What this task involves >>
Give an exact copy of every line, leaving images out.

Recorded information >>
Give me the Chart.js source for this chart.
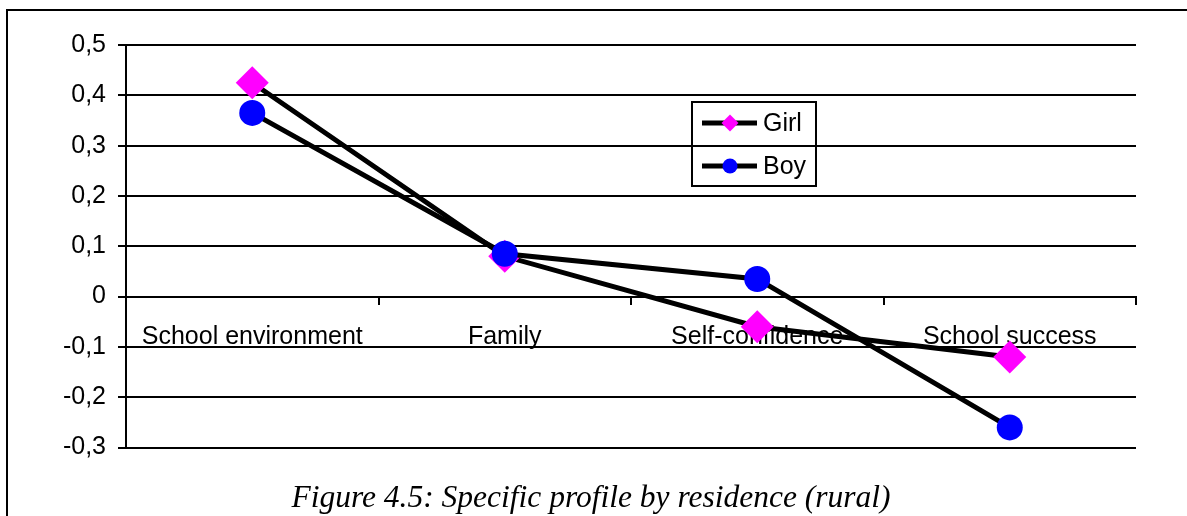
<!DOCTYPE html>
<html>
<head>
<meta charset="utf-8">
<script src="https://cdn.jsdelivr.net/npm/chart.js@4/dist/chart.umd.min.js"></script>
<style>
  html, body { margin: 0; padding: 0; background: #fff; }
  #wrap { position: relative; width: 1187px; height: 516px; }
  #frame {
    position: absolute; left: 6px; top: 9px; right: 0; bottom: 0;
    border-top: 2px solid #000; border-left: 2px solid #000;
  }
  canvas { position: absolute; left: 0; top: 0; }
  #caption {
    position: absolute; left: 0; width: 1182px; top: 481px;
    text-align: center; font: italic 31.5px/32px 'Liberation Serif', serif; color: #000;
  }
</style>
</head>
<body>
<div id="wrap">
  <div id="frame"></div>
  <canvas id="chart" width="1187" height="516"></canvas>
  <div id="caption"></div>
</div>
<script>
const categories = ["School environment", "Family", "Self-confidence", "School success"];
const girl = [0.425, 0.08, -0.06, -0.12];
const boy = [0.365, 0.085, 0.035, -0.26];
const caption = "Figure 4.5: Specific profile by residence (rural)";

const sans = "'Liberation Sans', Arial, sans-serif";
document.getElementById("caption").textContent = caption;

// legend box sitting inside the plot, like the original
const boxLegend = {
  id: "boxLegend",
  afterDraw(chart) {
    const ctx = chart.ctx;
    const ds = chart.data.datasets;
    ctx.save();
    ctx.strokeStyle = "#000";
    ctx.lineWidth = 2;
    ctx.strokeRect(692, 102, 124, 84);
    const rows = [123, 166];
    ds.forEach((d, i) => {
      const y = rows[i];
      ctx.beginPath();
      ctx.lineWidth = 5;
      ctx.moveTo(702, y);
      ctx.lineTo(757, y);
      ctx.stroke();
      ctx.fillStyle = d.pointBackgroundColor;
      ctx.beginPath();
      if (d.pointStyle === "rectRot") {
        const r = 8.5;
        ctx.moveTo(730 - r, y);
        ctx.lineTo(730, y - r);
        ctx.lineTo(730 + r, y);
        ctx.lineTo(730, y + r);
        ctx.closePath();
      } else {
        ctx.arc(730, y, 7.5, 0, Math.PI * 2);
      }
      ctx.fill();
      ctx.fillStyle = "#000";
      ctx.font = "25px " + sans;
      ctx.textBaseline = "middle";
      ctx.textAlign = "left";
      ctx.fillText(d.label, 763, y + 1);
    });
    ctx.restore();
  },
};

new Chart(document.getElementById("chart"), {
  type: "line",
  data: {
    labels: categories,
    datasets: [
      {
        label: "Girl",
        data: girl,
        order: 1,
        borderColor: "#000",
        borderWidth: 5,
        pointStyle: "rectRot",
        pointRadius: 16.5,
        pointBackgroundColor: "#FF00FF",
        pointBorderWidth: 0,
        tension: 0,
      },
      {
        label: "Boy",
        data: boy,
        order: 0,
        borderColor: "#000",
        borderWidth: 5,
        pointStyle: "circle",
        pointRadius: 13,
        pointBackgroundColor: "#0000FF",
        pointBorderWidth: 0,
        tension: 0,
      },
    ],
  },
  options: {
    responsive: false,
    animation: false,
    events: [],
    layout: { padding: { top: 45, right: 51, left: 0, bottom: 68.5 } },
    plugins: {
      legend: { display: false },
      tooltip: { enabled: false },
      title: { display: false },
    },
    scales: {
      x: {
        type: "category",
        position: { y: 0 },
        offset: true,
        grid: {
          offset: true,
          drawOnChartArea: false,
          drawTicks: true,
          tickLength: 7,
          color: "#000",
          lineWidth: 2,
        },
        border: { display: true, color: "#000", width: 2 },
        ticks: {
          color: "#000",
          font: { family: sans, size: 25 },
          padding: 19,
          maxRotation: 0,
          autoSkip: false,
        },
      },
      y: {
        min: -0.3,
        max: 0.5,
        afterFit(scale) { scale.width = 126; },
        grid: { color: "#000", lineWidth: 2, tickLength: 8 },
        border: { display: true, color: "#000", width: 2 },
        ticks: {
          stepSize: 0.1,
          color: "#000",
          padding: 12,
          font: { family: sans, size: 25 },
          callback: (v) => {
            const r = Math.round(v * 10) / 10;
            return r === 0 ? "0" : r.toFixed(1).replace(".", ",");
          },
        },
      },
    },
  },
  plugins: [boxLegend],
});
</script>
</body>
</html>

Completed exercise >>
Give me the Chart.js source for this chart.
<!DOCTYPE html>
<html>
<head>
<meta charset="utf-8">
<script src="https://cdn.jsdelivr.net/npm/chart.js@4/dist/chart.umd.min.js"></script>
<style>
  html, body { margin: 0; padding: 0; background: #fff; }
  #wrap { position: relative; width: 1187px; height: 516px; }
  #frame {
    position: absolute; left: 6px; top: 9px; right: 0; bottom: 0;
    border-top: 2px solid #000; border-left: 2px solid #000;
  }
  canvas { position: absolute; left: 0; top: 0; }
  #caption {
    position: absolute; left: 0; width: 1182px; top: 481px;
    text-align: center; font: italic 31.5px/32px 'Liberation Serif', serif; color: #000;
  }
</style>
</head>
<body>
<div id="wrap">
  <div id="frame"></div>
  <canvas id="chart" width="1187" height="516"></canvas>
  <div id="caption"></div>
</div>
<script>
const categories = ["School environment", "Family", "Self-confidence", "School success"];
const girl = [0.425, 0.08, -0.06, -0.12];
const boy = [0.365, 0.085, 0.035, -0.26];
const caption = "Figure 4.5: Specific profile by residence (rural)";

const sans = "'Liberation Sans', Arial, sans-serif";
document.getElementById("caption").textContent = caption;

// legend box sitting inside the plot, like the original
const boxLegend = {
  id: "boxLegend",
  afterDraw(chart) {
    const ctx = chart.ctx;
    const ds = chart.data.datasets;
    ctx.save();
    ctx.strokeStyle = "#000";
    ctx.lineWidth = 2;
    ctx.strokeRect(692, 102, 124, 84);
    const rows = [123, 166];
    ds.forEach((d, i) => {
      const y = rows[i];
      ctx.beginPath();
      ctx.lineWidth = 5;
      ctx.moveTo(702, y);
      ctx.lineTo(757, y);
      ctx.stroke();
      ctx.fillStyle = d.pointBackgroundColor;
      ctx.beginPath();
      if (d.pointStyle === "rectRot") {
        const r = 8.5;
        ctx.moveTo(730 - r, y);
        ctx.lineTo(730, y - r);
        ctx.lineTo(730 + r, y);
        ctx.lineTo(730, y + r);
        ctx.closePath();
      } else {
        ctx.arc(730, y, 7.5, 0, Math.PI * 2);
      }
      ctx.fill();
      ctx.fillStyle = "#000";
      ctx.font = "25px " + sans;
      ctx.textBaseline = "middle";
      ctx.textAlign = "left";
      ctx.fillText(d.label, 763, y + 1);
    });
    ctx.restore();
  },
};

new Chart(document.getElementById("chart"), {
  type: "line",
  data: {
    labels: categories,
    datasets: [
      {
        label: "Girl",
        data: girl,
        order: 1,
        borderColor: "#000",
        borderWidth: 5,
        pointStyle: "rectRot",
        pointRadius: 16.5,
        pointBackgroundColor: "#FF00FF",
        pointBorderWidth: 0,
        tension: 0,
      },
      {
        label: "Boy",
        data: boy,
        order: 0,
        borderColor: "#000",
        borderWidth: 5,
        pointStyle: "circle",
        pointRadius: 13,
        pointBackgroundColor: "#0000FF",
        pointBorderWidth: 0,
        tension: 0,
      },
    ],
  },
  options: {
    responsive: false,
    animation: false,
    events: [],
    layout: { padding: { top: 45, right: 51, left: 0, bottom: 68.5 } },
    plugins: {
      legend: { display: false },
      tooltip: { enabled: false },
      title: { display: false },
    },
    scales: {
      x: {
        type: "category",
        position: { y: 0 },
        offset: true,
        grid: {
          offset: true,
          drawOnChartArea: false,
          drawTicks: true,
          tickLength: 7,
          color: "#000",
          lineWidth: 2,
        },
        border: { display: true, color: "#000", width: 2 },
        ticks: {
          color: "#000",
          font: { family: sans, size: 25 },
          padding: 19,
          maxRotation: 0,
          autoSkip: false,
        },
      },
      y: {
        min: -0.3,
        max: 0.5,
        afterFit(scale) { scale.width = 126; },
        grid: { color: "#000", lineWidth: 2, tickLength: 8 },
        border: { display: true, color: "#000", width: 2 },
        ticks: {
          stepSize: 0.1,
          color: "#000",
          padding: 12,
          font: { family: sans, size: 25 },
          callback: (v) => {
            const r = Math.round(v * 10) / 10;
            return r === 0 ? "0" : r.toFixed(1).replace(".", ",");
          },
        },
      },
    },
  },
  plugins: [boxLegend],
});
</script>
</body>
</html>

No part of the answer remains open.